Restate the lines word for word, from the first line of the records through the line containing "560, 528, 500]". Leave out the pictures and anything after that line.

--- Start AVAILABLE DATA ---

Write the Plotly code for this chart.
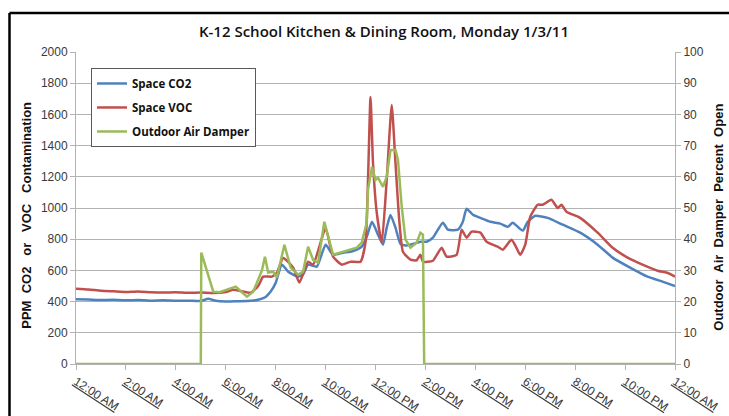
import plotly.graph_objects as go

# ---- data: hours since midnight, Monday 1/3/11 ----
co2_hours = [0.0, 0.5, 1.0, 1.5, 2.0, 2.5, 3.0, 3.5, 4.0, 4.5, 5.0, 5.3, 5.6, 6.0, 6.5,
             7.0, 7.3, 7.6, 7.8, 8.0, 8.25, 8.5, 8.9, 9.1, 9.3, 9.65, 10.0, 10.3, 10.7,
             11.0, 11.25, 11.45, 11.65, 11.86, 12.1, 12.3, 12.45, 12.6, 12.8, 13.0, 13.2,
             13.5, 13.8, 14.05, 14.3, 14.7, 14.9, 15.3, 15.5, 15.65, 15.9, 16.2, 16.6,
             17.0, 17.3, 17.5, 17.9, 18.1, 18.4, 18.9, 19.5, 20.2, 20.9, 21.5, 22.2,
             22.9, 23.5, 24.0]
co2_ppm = [415, 413, 410, 412, 408, 410, 406, 408, 405, 406, 404, 418, 405, 400, 402,
           405, 412, 430, 464, 520, 637, 592, 560, 575, 637, 624, 765, 700, 713,
           720, 733, 752, 816, 912, 829, 765, 874, 955, 874, 770, 760,
           770, 784, 784, 810, 906, 861, 861, 912, 995, 957, 937, 912,
           900, 880, 906, 855, 912, 950, 937, 893, 842, 765, 682, 618,
           560, 528, 500]

voc_hours = [0.0, 0.5, 1.0, 1.5, 2.0, 2.5, 3.0, 3.5, 4.0, 4.5, 5.0, 5.5, 6.0, 6.3, 6.6,
             7.0, 7.3, 7.5, 7.85, 8.05, 8.3, 8.7, 8.95, 9.3, 9.5, 10.0, 10.3, 10.65,
             11.0, 11.4, 11.6, 11.7, 11.8, 11.9, 12.05, 12.25, 12.45, 12.65, 12.8, 12.95,
             13.1, 13.4, 13.65, 13.8, 13.9, 14.3, 14.65, 14.85, 15.25, 15.45, 15.65,
             15.85, 16.2, 16.45, 16.9, 17.1, 17.45, 17.65, 17.8, 18.0, 18.2, 18.5, 18.7,
             19.05, 19.3, 19.45, 19.65, 20.2, 20.9, 21.5, 22.1, 22.7, 23.3, 23.7, 24.0]
voc_ppm = [483, 478, 470, 466, 462, 465, 460, 458, 460, 456, 458, 455, 462, 476, 468,
           457, 500, 560, 560, 585, 680, 618, 522, 656, 637, 870, 688, 637,
           656, 656, 780, 1181, 1712, 1290, 970, 778, 1181, 1660, 1290, 925,
           720, 669, 665, 700, 656, 662, 745, 688, 700, 861, 810,
           848, 842, 784, 752, 733, 797, 745, 700, 765, 944, 1021, 1021,
           1053, 1000, 1021, 976, 937, 842, 745, 682, 637, 598, 585, 560]

damper_hours = [0.0, 5.0, 5.02, 5.3, 5.5, 5.75, 6.2, 6.4, 6.65, 6.85, 7.1, 7.45, 7.57,
                7.7, 7.9, 8.05, 8.35, 8.6, 8.9, 9.1, 9.3, 9.5, 9.7, 9.95, 10.3, 10.7,
                11.25, 11.45, 11.65, 11.7, 11.86, 12.0, 12.1, 12.3, 12.45, 12.6, 12.8,
                12.9, 13.05, 13.2, 13.4, 13.65, 13.8, 13.9, 13.95, 24.0]
damper_pct = [0, 0, 35.7, 28, 23.2, 23, 24.2, 24.8, 23, 21.6, 23.2, 30, 34.4,
              29.3, 29.6, 27.7, 38.2, 30.9, 28.6, 29.6, 37.6, 33.4, 32.5, 45.6, 35, 36,
              37.3, 38.9, 45.3, 55.9, 63.2, 59, 59.7, 56.8, 60, 68.6, 68.6,
              65.5, 50.4, 39.9, 37.3, 38.9, 42.1, 41.5, 0, 0]

tick_hours = [0, 2, 4, 6, 8, 10, 12, 14, 16, 18, 20, 22, 24]
tick_labels = ["12:00 AM", "2:00 AM", "4:00 AM", "6:00 AM", "8:00 AM", "10:00 AM",
               "12:00 PM", "2:00 PM", "4:00 PM", "6:00 PM", "8:00 PM", "10:00 PM",
               "12:00 AM"]

BLUE = "#4F81BD"
RED = "#C0504D"
GREEN = "#9BBB59"
GRID = "#B3B3B3"
TICKFONT = dict(family="Liberation Sans, Arial, sans-serif", size=12, color="#3a3a3a")
TITLEFONT = dict(family="Liberation Sans, Arial, sans-serif", size=13, color="#111111",
                 weight="bold")

fig = go.Figure()
fig.add_trace(go.Scatter(x=co2_hours, y=co2_ppm, name="Space CO2", mode="lines",
                         line=dict(color=BLUE, width=2.5, shape="spline", smoothing=0.5),
                         legendgroup="a"))
fig.add_trace(go.Scatter(x=voc_hours, y=voc_ppm, name="Space VOC", mode="lines",
                         line=dict(color=RED, width=2.5, shape="spline", smoothing=0.5),
                         legendgroup="b"))
fig.add_trace(go.Scatter(x=damper_hours, y=damper_pct, name="Outdoor Air Damper",
                         mode="lines", line=dict(color=GREEN, width=2.5),
                         yaxis="y2", legendgroup="c"))

L, R, T, B = 76, 54, 52, 51.5
fig.update_layout(
    width=729, height=416,
    margin=dict(l=L, r=R, t=T, b=B, autoexpand=False),
    paper_bgcolor="white", plot_bgcolor="white",
    showlegend=True,
    title=dict(text="K-12 School Kitchen & Dining Room, Monday 1/3/11",
               font=dict(family="Open Sans, sans-serif", size=15, color="#111111",
                         weight=600),
               x=(384 - L) / 599, xref="paper", xanchor="center",
               y=1 - 32 / 416, yref="container", yanchor="middle"),
    xaxis=dict(range=[0, 24], tickvals=tick_hours,
               ticktext=["<u>%s</u>" % t for t in tick_labels],
               tickangle=33, tickfont=TICKFONT, automargin=False,
               showgrid=False, zeroline=False,
               showline=True, linecolor=GRID, linewidth=1,
               ticks="outside", ticklen=5, tickcolor=GRID),
    yaxis=dict(range=[0, 2000], dtick=200, tickfont=TICKFONT, automargin=False,
               showgrid=True, gridcolor=GRID, gridwidth=1, zeroline=False,
               showline=True, linecolor=GRID, linewidth=1,
               ticks="outside", ticklen=5, tickcolor=GRID),
    yaxis2=dict(range=[0, 100], dtick=10, tickfont=TICKFONT, overlaying="y",
                side="right", showgrid=False, zeroline=False, automargin=False,
                showline=True, linecolor=GRID, linewidth=1,
                ticks="outside", ticklen=5, tickcolor=GRID),
    legend=dict(x=(91 - L) / 599, y=(364.5 - 68) / 312.5, xanchor="left", yanchor="top",
                bgcolor="white", bordercolor="#595959", borderwidth=1,
                font=dict(family="Open Sans, sans-serif", size=11.5, color="#111111",
                          weight="bold"),
                tracegroupgap=5, itemwidth=30),
)

# axis titles
fig.add_annotation(text="PPM\u00a0\u00a0CO2\u00a0\u00a0 or\u00a0\u00a0 VOC\u00a0\u00a0 Contamination",
                   xref="paper", yref="paper", x=(27 - L) / 599, y=(364.5 - 216) / 312.5,
                   xanchor="center", yanchor="middle", textangle=-90, showarrow=False,
                   font=TITLEFONT)
fig.add_annotation(text="Outdoor\u00a0 Air\u00a0 Damper\u00a0 Percent\u00a0 Open",
                   xref="paper", yref="paper", x=(719 - L) / 599, y=(364.5 - 218) / 312.5,
                   xanchor="center", yanchor="middle", textangle=-90, showarrow=False,
                   font=TITLEFONT)

# outer chart frame (left and top edges visible)
fig.add_shape(type="line", xref="paper", yref="paper",
              x0=(9.5 - L) / 599, x1=(9.5 - L) / 599, y0=-0.3, y1=(364.5 - 13) / 312.5,
              line=dict(color="black", width=2.5))
fig.add_shape(type="line", xref="paper", yref="paper",
              x0=(9.5 - L) / 599, x1=1.2, y0=(364.5 - 13) / 312.5, y1=(364.5 - 13) / 312.5,
              line=dict(color="black", width=2.5))

fig.write_html("out.html")
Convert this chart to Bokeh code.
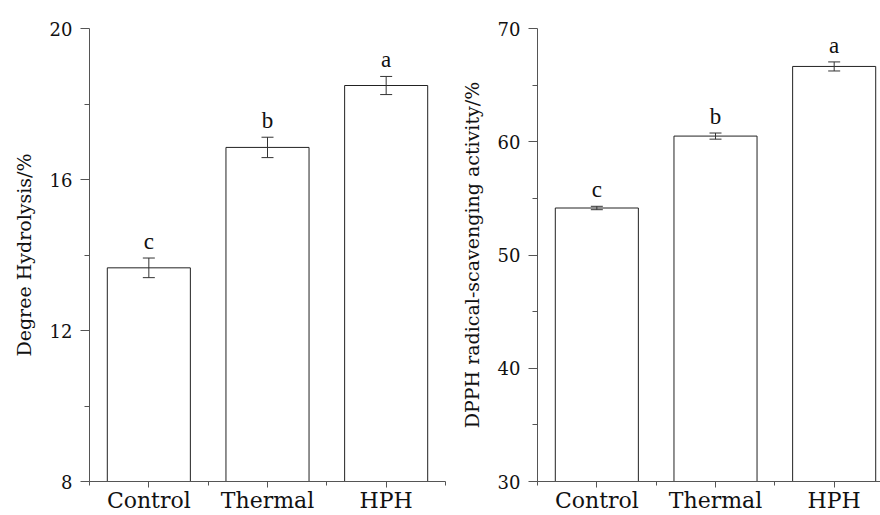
from bokeh.plotting import figure
from bokeh.models import (FixedTicker, Range1d, Whisker, ColumnDataSource,
                          TeeHead, LabelSet)
from bokeh.layouts import row
from bokeh.embed import file_html
from bokeh.resources import INLINE

categories = ["Control", "Thermal", "HPH"]
dh_values = [13.66, 16.85, 18.49]
dh_errors = [0.26, 0.27, 0.24]
dh_letters = ["c", "b", "a"]
dh_ticks = [8, 12, 16, 20]
dh_minor = [10, 14, 18]

dpph_values = [54.15, 60.5, 66.65]
dpph_errors = [0.15, 0.27, 0.4]
dpph_letters = ["c", "b", "a"]
dpph_ticks = [30, 40, 50, 60, 70]
dpph_minor = [35, 45, 55, 65]

FONT = "DejaVu Serif"
AXC = "#555555"
BARC = "#222222"


def panel(values, errors, letters, ticks, minor, ylabel, width, min_left,
          x_end, min_right):
    xs = list(range(1, len(categories) + 1))
    src = ColumnDataSource(dict(
        x=xs, top=values,
        upper=[v + e for v, e in zip(values, errors)],
        lower=[v - e for v, e in zip(values, errors)],
        letter=letters))
    p = figure(width=width, height=515, output_backend="svg",
               toolbar_location=None,
               x_range=Range1d(0.5, x_end),
               y_range=Range1d(ticks[0], ticks[-1]),
               min_border_left=min_left, min_border_right=min_right,
               min_border_top=28, min_border_bottom=33)
    p.outline_line_color = None
    p.grid.visible = False
    p.background_fill_color = "white"
    p.border_fill_color = "white"

    p.vbar(x="x", top="top", bottom=ticks[0], width=0.7, source=src,
           fill_color="white", line_color=BARC, line_width=1)
    w = Whisker(source=src, base="x", upper="upper", lower="lower",
                line_color="#333333", line_width=1, level="overlay",
                upper_head=TeeHead(size=12, line_color="#333333"),
                lower_head=TeeHead(size=12, line_color="#333333"))
    p.add_layout(w)
    lbl = LabelSet(x="x", y="upper", text="letter", source=src,
                   text_align="center", text_baseline="bottom", y_offset=4,
                   text_font=FONT, text_font_size="23px", text_color="#111111")
    p.add_layout(lbl)

    # y axis
    ya = p.yaxis[0]
    ya.ticker = FixedTicker(ticks=ticks, minor_ticks=minor)
    ya.axis_label = ylabel
    ya.axis_label_text_font = FONT
    ya.axis_label_text_font_size = "19px"
    ya.axis_label_text_font_style = "normal"
    ya.axis_label_text_color = "#111111"
    ya.axis_label_standoff = 12
    ya.major_label_text_font = FONT
    ya.major_label_text_font_size = "18px"
    ya.major_label_text_color = "#111111"
    ya.major_label_standoff = 8
    ya.axis_line_color = AXC
    ya.major_tick_line_color = AXC
    ya.minor_tick_line_color = AXC
    ya.major_tick_out = 9
    ya.major_tick_in = 0
    ya.minor_tick_out = 5
    ya.minor_tick_in = 0

    # x axis
    xa = p.xaxis[0]
    xa.ticker = FixedTicker(ticks=xs,
                            minor_ticks=[x - 0.5 for x in xs] + [xs[-1] + 0.5])
    xa.major_label_overrides = {x: c for x, c in zip(xs, categories)}
    xa.major_label_text_font = FONT
    xa.major_label_text_font_size = "22px"
    xa.major_label_text_color = "#111111"
    xa.major_label_standoff = 0
    xa.axis_line_color = AXC
    xa.major_tick_line_color = AXC
    xa.minor_tick_line_color = AXC
    xa.major_tick_out = 6
    xa.major_tick_in = 0
    xa.minor_tick_out = 4
    xa.minor_tick_in = 0
    return p


p1 = panel(dh_values, dh_errors, dh_letters, dh_ticks, dh_minor,
           "Degree Hydrolysis/%", 455, 89, 3.5, 10)
p2 = panel(dpph_values, dpph_errors, dpph_letters, dpph_ticks, dpph_minor,
           "DPPH radical-scavenging activity/%", 425, 82, 0.5 + 343 / 118.67, 0)

layout = row(p1, p2, spacing=0)
open("out.html", "w").write(file_html(layout, INLINE))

--- End AVAILABLE DATA ---

CORRECT RESPONSE
Write the Plotly code for this chart.
import plotly.graph_objects as go

# ---- data: hours since midnight, Monday 1/3/11 ----
co2_hours = [0.0, 0.5, 1.0, 1.5, 2.0, 2.5, 3.0, 3.5, 4.0, 4.5, 5.0, 5.3, 5.6, 6.0, 6.5,
             7.0, 7.3, 7.6, 7.8, 8.0, 8.25, 8.5, 8.9, 9.1, 9.3, 9.65, 10.0, 10.3, 10.7,
             11.0, 11.25, 11.45, 11.65, 11.86, 12.1, 12.3, 12.45, 12.6, 12.8, 13.0, 13.2,
             13.5, 13.8, 14.05, 14.3, 14.7, 14.9, 15.3, 15.5, 15.65, 15.9, 16.2, 16.6,
             17.0, 17.3, 17.5, 17.9, 18.1, 18.4, 18.9, 19.5, 20.2, 20.9, 21.5, 22.2,
             22.9, 23.5, 24.0]
co2_ppm = [415, 413, 410, 412, 408, 410, 406, 408, 405, 406, 404, 418, 405, 400, 402,
           405, 412, 430, 464, 520, 637, 592, 560, 575, 637, 624, 765, 700, 713,
           720, 733, 752, 816, 912, 829, 765, 874, 955, 874, 770, 760,
           770, 784, 784, 810, 906, 861, 861, 912, 995, 957, 937, 912,
           900, 880, 906, 855, 912, 950, 937, 893, 842, 765, 682, 618,
           560, 528, 500]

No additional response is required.